First, it allows us to observe and understand both our origins and the principles of physics, energy, matter and time itself. Second, it advances the development of technologies and strategies that can help humanity thrive.
It also has a third consequence that was not foreseen by scientists and engineers: It widens our cosmic perspective, confronting us with the vastness of the universe. It offers a unique point of view to reflect on our home, and on humanity and its endeavors -- a point of view that significantly defined the environmentalist movement.
It's no coincidence that Earth Day (April 22) was established only 15 months after the publication of "Earthrise." The pacifist and activist John McConnell made flags with the iconic photograph and gave them to the people at the Moon watch of the Apollo 11 landing in 1969. He then had the idea of celebrating Earth Day, the first environmental festival. One year later, Earth Day was officially accepted and has been on our calendars since.
These new views of the Earth from space were an unforeseen revelation. The first missions to other worlds inspired interest in ecology and the protection of the Earth's environment. At the same time, scientific advances led to a greater understanding of the human impact on the planet.
For the first time, many realized that we had the potential to disrupt or even destroy Earth's life-support systems. The sense of environmental crisis was intensified by social and political turmoil, something we are seeing again today.

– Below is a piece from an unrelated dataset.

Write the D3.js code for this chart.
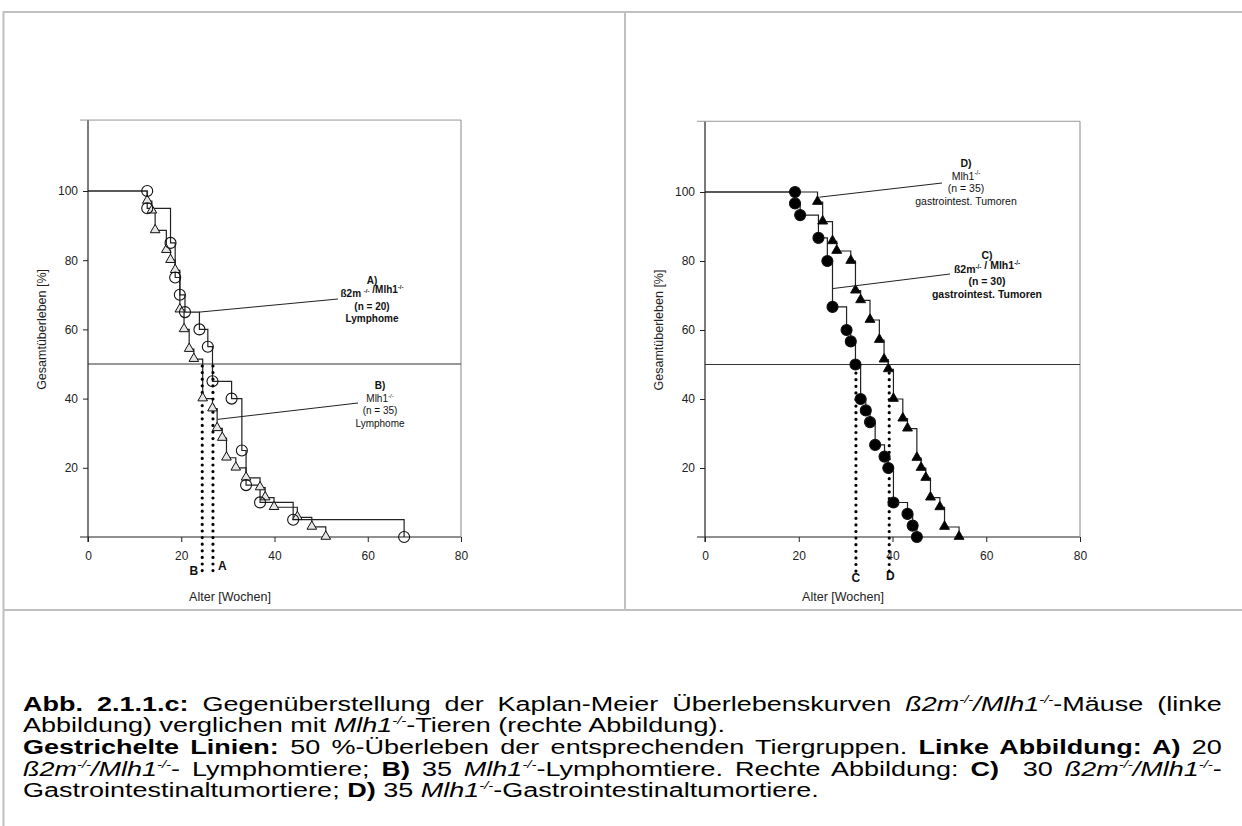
<!DOCTYPE html>
<html lang="de">
<head>
<meta charset="UTF-8">
<title>Kaplan-Meier Überlebenskurven</title>
<script src="https://cdn.jsdelivr.net/npm/d3@7"></script>
<style>
    body { margin: 0; background: #fff; }
    #wrap { position: relative; width: 1242px; height: 826px; overflow: hidden; }
    svg { position: absolute; left: 0; top: 0; }
    /* caption text in the reference is horizontally wide: narrow box, stretched */
    .cap { position: absolute; left: 23px; width: 888px; font-family: "Liberation Sans", Arial, sans-serif;
           font-size: 20px; line-height: 20px; color: #000; white-space: normal;
           transform: scaleX(1.35); transform-origin: 0 0; }
    .cap.just { text-align: justify; text-align-last: justify; }
    .cap sup { font-size: 11px; line-height: 0; vertical-align: 8px; }
</style>
</head>
<body>
<div id="wrap"></div>

<script>

    // ticks
    const weekTicks = [0, 20, 40, 60, 80];
    const pctTicks = [20, 40, 60, 80, 100];

    // left figure: A) ß2m-/-/Mlh1-/- (n = 20), B) Mlh1-/- (n = 35), lymphomas
    // [week, survival %] - first point is the start, no symbol
    const curveA = [[0, 100], [12.7, 100], [12.7, 95], [17.7, 85], [18.7, 75], [19.7, 70], [20.8, 65],
        [23.9, 60], [25.7, 55], [26.7, 45], [30.8, 40], [33.0, 25], [33.9, 15], [36.9, 10],
        [44.0, 5], [67.8, 0]];
    const curveB = [[0, 100], [12.7, 97.1], [13.7, 94.3], [14.4, 88.6], [16.8, 82.9], [17.7, 80],
        [18.7, 77.1], [19.7, 65.7], [20.6, 60], [21.7, 54.3], [22.7, 51.4], [24.6, 40], [26.7, 37.1],
        [27.7, 31.4], [28.8, 28.6], [29.7, 22.9], [31.7, 20], [33.9, 17.1], [36.9, 14.3], [38.0, 11.4],
        [39.9, 8.6], [44.9, 5.7], [48.0, 2.9], [51.0, 0]];

    // right figure: C) ß2m-/-/Mlh1-/- (n = 30), D) Mlh1-/- (n = 35), gastrointestinal tumours
    const curveC = [[0, 100], [19.2, 100], [19.2, 96.7], [20.3, 93.3], [24.2, 86.7], [26.1, 80],
        [27.2, 66.7], [30.2, 60], [31.1, 56.7], [32.1, 50], [33.2, 40], [34.3, 36.7], [35.2, 33.3],
        [36.3, 26.7], [38.3, 23.3], [39.1, 20], [40.2, 10], [43.2, 6.7], [44.3, 3.3], [45.2, 0]];
    const curveD = [[0, 100], [24.0, 97.1], [25.1, 91.4], [27.2, 85.7], [28.1, 82.9], [31.1, 80],
        [32.1, 71.4], [33.2, 68.6], [35.2, 62.9], [37.2, 57.1], [38.2, 51.4], [39.1, 48.6], [40.2, 40],
        [42.2, 34.3], [43.2, 31.4], [45.2, 22.9], [46.1, 20], [47.1, 17.1], [48.1, 11.4], [50.1, 8.6],
        [51.1, 2.9], [54.2, 0]];

    // median survival (50 %) in weeks
    const mediansLeft = [["B", 24.5], ["A", 26.8]];
    const mediansRight = [["C", 32.2], ["D", 39.3]];
    const halfLine = 50;

    const font = '"Liberation Sans", Arial, sans-serif';
    const W = 1242, H = 826;

    const svg = d3.select("#wrap").append("svg")
        .attr("width", W).attr("height", H);

    // table frame
    const grid = svg.append("g").attr("stroke", "#c0c0c0").attr("stroke-width", 2);
    grid.append("line").attr("x1", 3).attr("x2", W).attr("y1", 12).attr("y2", 12);
    grid.append("line").attr("x1", 3.5).attr("x2", 3.5).attr("y1", 11).attr("y2", H);
    grid.append("line").attr("x1", 625).attr("x2", 625).attr("y1", 11).attr("y2", 610);
    grid.append("line").attr("x1", 3).attr("x2", W).attr("y1", 610).attr("y2", 610);

    function supText(sel, parts, size) {
        // parts: [text, isSup]
        parts.forEach(function(p) {
            sel.append("tspan")
                .attr("font-size", p[1] ? size * 0.6 : size)
                .attr("dy", p[1] ? -size * 0.4 : 0)
                .text(p[0]);
            if (p[1]) sel.append("tspan").attr("dy", size * 0.4).text("");
        });
    }

    function panel(cfg) {
        const x = d3.scaleLinear().domain([0, 80]).range(cfg.xr);
        const y = d3.scaleLinear().domain([0, 100]).range(cfg.yr);
        const g = svg.append("g");

        // axes
        g.append("g")
            .attr("transform", "translate(" + x(0) + ",0)")
            .call(d3.axisLeft(y).tickValues(pctTicks).tickSize(5).tickPadding(5))
            .call(function(a) { a.select(".domain").remove(); })
            .selectAll("text").attr("font-family", font).attr("font-size", 12).attr("fill", "#222");
        g.append("g")
            .attr("transform", "translate(0," + y(0) + ")")
            .call(d3.axisBottom(x).tickValues(weekTicks).tickSize(5).tickPadding(9))
            .call(function(a) { a.select(".domain").remove(); })
            .selectAll("text").attr("font-family", font).attr("font-size", 12).attr("fill", "#222");
        g.selectAll(".tick line").attr("stroke", "#222");

        // axis lines and light plot frame
        const top = y(120.5);
        const ax = g.append("g").attr("stroke", "#222").attr("stroke-width", 1.2);
        ax.append("line").attr("x1", x(0)).attr("x2", x(0)).attr("y1", top).attr("y2", y(0) + 5);
        ax.append("line").attr("x1", x(0) - 8).attr("x2", x(80)).attr("y1", y(0)).attr("y2", y(0));
        g.append("line").attr("stroke", "#999").attr("stroke-width", 1)
            .attr("x1", x(0) - 8).attr("x2", x(80)).attr("y1", top).attr("y2", top);
        g.append("line").attr("stroke", "#888").attr("stroke-width", 1)
            .attr("x1", x(80)).attr("x2", x(80)).attr("y1", top).attr("y2", y(0));

        // 50 % line
        g.append("line").attr("stroke", "#333").attr("stroke-width", 1)
            .attr("x1", x(0)).attr("x2", x(80)).attr("y1", y(halfLine)).attr("y2", y(halfLine));

        // axis titles
        g.append("text").attr("x", cfg.xTitle).attr("y", 601).attr("text-anchor", "middle")
            .attr("font-family", font).attr("font-size", 12.5).attr("fill", "#222").text("Alter [Wochen]");
        g.append("text").attr("transform", "translate(" + (x(0) - 42) + "," + y(60) + ") rotate(-90)")
            .attr("text-anchor", "middle").attr("font-family", font).attr("font-size", 12.5).attr("fill", "#222")
            .text("Gesamtüberleben [%]");

        // step curves
        const line = d3.line().x(d => x(d[0])).y(d => y(d[1])).curve(d3.curveStepAfter);
        cfg.curves.forEach(function(c) {
            g.append("path").datum(c.data).attr("d", line)
                .attr("fill", "none").attr("stroke", "#222").attr("stroke-width", 1.2);
        });

        // median dotted lines
        cfg.medians.forEach(function(m) {
            g.append("line")
                .attr("x1", x(m[1])).attr("x2", x(m[1]))
                .attr("y1", y(halfLine) + 2).attr("y2", cfg.dotEnd)
                .attr("stroke", "#000").attr("stroke-width", 3.2)
                .attr("stroke-linecap", "round").attr("stroke-dasharray", "0,6.6");
            const lp = cfg.medLabel[m[0]];
            g.append("text").attr("x", x(m[1]) + lp[0]).attr("y", lp[1])
                .attr("text-anchor", lp[2]).attr("font-family", font).attr("font-weight", "bold")
                .attr("font-size", 12).attr("fill", "#111").text(m[0]);
        });

        // symbols
        cfg.curves.forEach(function(c) {
            const pts = c.data.slice(1);
            if (c.shape === "circle") {
                g.selectAll(null).data(pts).join("circle")
                    .attr("cx", d => x(d[0])).attr("cy", d => y(d[1])).attr("r", 5.5)
                    .attr("fill", c.fill).attr("stroke", "#111").attr("stroke-width", 1.1);
            } else {
                g.selectAll(null).data(pts).join("path")
                    .attr("transform", d => "translate(" + x(d[0]) + "," + (y(d[1]) - 0.5) + ")")
                    .attr("d", d3.symbol(d3.symbolTriangle, c.size))
                    .attr("fill", c.fill).attr("stroke", "#111").attr("stroke-width", 1);
            }
        });

        // annotations
        cfg.notes.forEach(function(n) {
            g.append("line").attr("stroke", "#222").attr("stroke-width", 1)
                .attr("x1", x(n.from[0])).attr("y1", y(n.from[1]))
                .attr("x2", n.to[0]).attr("y2", n.to[1]);
            n.lines.forEach(function(l, i) {
                const t = g.append("text").attr("x", n.cx).attr("y", n.ys[i])
                    .attr("text-anchor", "middle").attr("font-family", font)
                    .attr("font-weight", l.bold ? "bold" : "normal").attr("fill", "#111")
                    .attr("font-size", n.size);
                supText(t, l.parts, n.size);
            });
        });
    }

    const sup = "-/-";

    panel({
        xr: [88, 461], yr: [537, 191], xTitle: 230, dotEnd: 572,
        curves: [
            {data: curveB, shape: "triangle", fill: "#e6e6e6", size: 40},
            {data: curveA, shape: "circle", fill: "none"}
        ],
        medians: mediansLeft,
        medLabel: {B: [-4, 575, "end"], A: [5, 570, "start"]},
        notes: [
            {from: [23.9, 65], to: [338, 299], cx: 372, ys: [284, 297, 310, 322], size: 10,
                lines: [
                    {bold: true, parts: [["A)", 0]]},
                    {bold: true, parts: [["ß2m ", 0], [sup, 1], [" /Mlh1", 0], [sup, 1]]},
                    {bold: true, parts: [["(n = 20)", 0]]},
                    {bold: true, parts: [["Lymphome", 0]]}
                ]},
            {from: [27.8, 34], to: [358, 403], cx: 380, ys: [389, 401.5, 414, 426.5], size: 10,
                lines: [
                    {bold: true, parts: [["B)", 0]]},
                    {bold: false, parts: [["Mlh1", 0], [sup, 1]]},
                    {bold: false, parts: [["(n = 35)", 0]]},
                    {bold: false, parts: [["Lymphome", 0]]}
                ]}
        ]
    });

    panel({
        xr: [705, 1080], yr: [537, 192], xTitle: 843, dotEnd: 575,
        curves: [
            {data: curveD, shape: "triangle", fill: "#000", size: 42},
            {data: curveC, shape: "circle", fill: "#000"}
        ],
        medians: mediansRight,
        medLabel: {C: [0, 582, "middle"], D: [1, 580, "middle"]},
        notes: [
            {from: [24.4, 98.5], to: [942, 183], cx: 966, ys: [167, 179.5, 192, 205], size: 10.5,
                lines: [
                    {bold: true, parts: [["D)", 0]]},
                    {bold: false, parts: [["Mlh1", 0], [sup, 1]]},
                    {bold: false, parts: [["(n = 35)", 0]]},
                    {bold: false, parts: [["gastrointest. Tumoren", 0]]}
                ]},
            {from: [27.2, 72], to: [950, 274], cx: 987, ys: [259, 273, 285, 298], size: 10.5,
                lines: [
                    {bold: true, parts: [["C)", 0]]},
                    {bold: true, parts: [["ß2m", 0], [sup, 1], [" / Mlh1", 0], [sup, 1]]},
                    {bold: true, parts: [["(n = 30)", 0]]},
                    {bold: true, parts: [["gastrointest. Tumoren", 0]]}
                ]}
        ]
    });

    // caption
    const s = "<sup>-/-</sup>";
    const captionLines = [
        {just: true, html: "<b>Abb. 2.1.1.c:</b> Gegenüberstellung der Kaplan-Meier Überlebenskurven <i>ß2m" + s + "/Mlh1" + s + "</i>-Mäuse (linke"},
        {just: false, html: "Abbildung) verglichen mit <i>Mlh1" + s + "</i>-Tieren (rechte Abbildung)."},
        {just: true, html: "<b>Gestrichelte Linien:</b> 50 %-Überleben der entsprechenden Tiergruppen. <b>Linke Abbildung: A)</b> 20"},
        {just: true, html: "<i>ß2m" + s + "/Mlh1" + s + "</i>- Lymphomtiere; <b>B)</b> 35 <i>Mlh1" + s + "</i>-Lymphomtiere. Rechte Abbildung: <b>C)</b>&nbsp; 30 <i>ß2m" + s + "/Mlh1" + s + "</i>-"},
        {just: false, html: "Gastrointestinaltumortiere; <b>D)</b> 35 <i>Mlh1" + s + "</i>-Gastrointestinaltumortiere."}
    ];
    const capTops = [694, 715, 737, 759, 780];

    d3.select("#wrap").selectAll("div.cap")
        .data(captionLines)
        .join("div")
        .attr("class", d => d.just ? "cap just" : "cap")
        .style("top", (d, i) => capTops[i] + "px")
        .html(d => d.html);

</script>

</body>
</html>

Spaceship Earth: The Bigger Picture

In 1969, the inventor and futurist Buckminster Fuller published a striking metaphor for a new ideal of planetary management in a book entitled Operating Manual for Spaceship Earth. Fuller famously proclaimed, "We are all astronauts," and argued that techniques developed for managing life in space should be transferred and applied to globally scaled environmental problems on Earth. "We are not going to be able to operate our Spaceship Earth successfully nor for much longer unless we see it as a whole spaceship and our fate as common. It has to be everybody or nobody."
More books followed -- like The Closing Circle (1971) in which Barry Commoner declared his famous four ecological laws, The Limits to Growth (1972) or Only One Earth: The Care and Maintenance of a Small Planet (1972) -- to tackle the big question of what would be required for humanity to continue to thrive.
Former NASA employee James Lovelock and biologist Lynn Margulis released the Gaia Hypothesis in 1974, a piece that proposed to look at planet Earth as a living organism, an integrated entity with interlinking geological and biological processes. Despite the initial resistance from the scientific community, the Gaia hypothesis generated many thought-provoking questions and helped to stimulate a holistic approach to studying Earth.
With intellectual audacity, the authors of these books on sustainability at the time were all big-picture, interdisciplinary thinkers. They offered a path-breaking analysis of the challenge of raising living standards for the poor without degrading the environment.


Developed nations needed to acknowledge the damage that they were inflicting on the biosphere and accept that their fate was inseparable from the prospects of the rest of the world. It was clear that many environmental threats were global; planetary interdependence had to become a moral and political reality, not just a hard and inescapable scientific fact.